Creating indexes by hand is one option, but this is error-prone and tedious. It becomes even more involved when the indexes themselves are part of the pages, like in the submenu of a publication that show links to other pages. If a collaborator on another page changes its title, or a new page gets added, this submenu should be updated in every page—again, tedious and error-prone. With the theses at the KABK we decided to tackle the first problem: create indexes from a series of initially unstructured HTML files. Each thesis is contained in its own folder, and the theses are largely independent from another. We create an index page that lists all theses. We do not (yet) have any intra-thesis navigation within the theses themselves—a challenge to tackle on a subsequent project. The way we do this, is indexing the pages in much the same as search engines like Google, and social networks like Facebook and Twitter do: we visit each page and read out provided metadata like title, author and preview image.

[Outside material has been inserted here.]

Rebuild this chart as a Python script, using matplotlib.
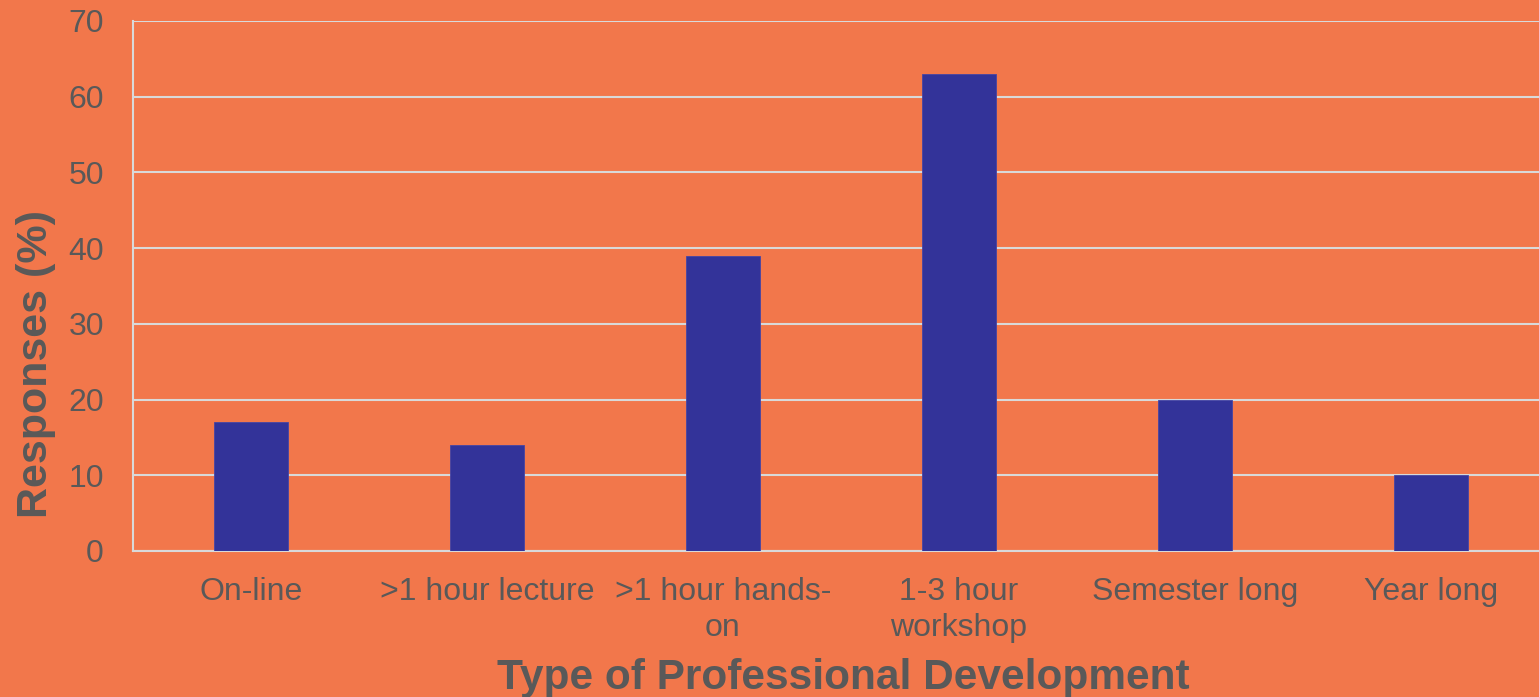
import matplotlib
matplotlib.use("Agg")
import matplotlib.pyplot as plt

categories = ["On-line", ">1 hour lecture", ">1 hour hands-\non", "1-3 hour\nworkshop", "Semester long", "Year long"]
values = [17, 14, 39, 63, 20, 10]
yticks = [0, 10, 20, 30, 40, 50, 60, 70]

bg = "#F2774B"
bar_color = "#333399"
text_color = "#595959"
grid_color = "#D9D9D9"

plt.rcParams["font.family"] = ["Liberation Sans", "DejaVu Sans"]

fig = plt.figure(figsize=(15.39, 6.97), dpi=100, facecolor=bg)
ax = fig.add_axes([0.0864, 0.2095, 0.92, 0.7604])
ax.set_facecolor(bg)

x = list(range(len(categories)))
ax.bar(x, values, width=0.314, color=bar_color, edgecolor="#4545a5", linewidth=0.6, zorder=3)

ax.set_xlim(-0.5, len(categories) - 0.5)
ax.set_ylim(0, 70)
ax.set_yticks(yticks)
ax.set_xticks(x)
ax.set_xticklabels(categories, fontsize=23, color=text_color, linespacing=1.23)
ax.tick_params(axis="y", labelsize=23, labelcolor=text_color, length=0, pad=21)
ax.tick_params(axis="x", length=0, pad=19)

ax.yaxis.grid(True, color=grid_color, linewidth=1.5, zorder=0)
ax.set_axisbelow(True)
for s in ["top", "right"]:
    ax.spines[s].set_visible(False)
ax.spines["left"].set_color(grid_color)
ax.spines["left"].set_linewidth(1.5)
ax.spines["bottom"].set_color(grid_color)
ax.spines["bottom"].set_linewidth(1.5)

fig.text(36 / 1539, 1 - 364 / 697, "Responses (%)", rotation=90, ha="center", va="center",
         fontsize=31, fontweight="bold", color=text_color)
fig.text(843 / 1539, 1 - 689 / 697, "Type of Professional Development", ha="center", va="baseline",
         fontsize=30.5, fontweight="bold", color=text_color)

fig.savefig("out.png", dpi=100, facecolor=bg)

Beyond the designer-writer-artisan
The workflow we came up with combines a new hybrid approach with time-tested web publishing technologies, and is a good fit for a digital designer/writer/artisan. It allows for the necessary expressiveness: students are able to come up with the appropriate design for their text, unhindered by pre-existing templates. It is also remarkably practical for the tutors, since they can follow up on student work easily. The school benefits by having the work automatically published and archived online.
The downside to our approach is that the interface of the code editor is not ideal for all parts of the process. Tasks such as writing and editing could be more easy to perform in a WYSIWYG interface, also for those who know how to write code. In that sense, it should be noted that HTML has the potential to allow such interfaces. HTML is a rich format, that allows to build abstractions on top of it. This is more so the case than with oft-used alternatives like Markdown, which force a text-based approach on all collaborators. HTML allows us to imagine separate interfaces for writing, editing, coding and designing.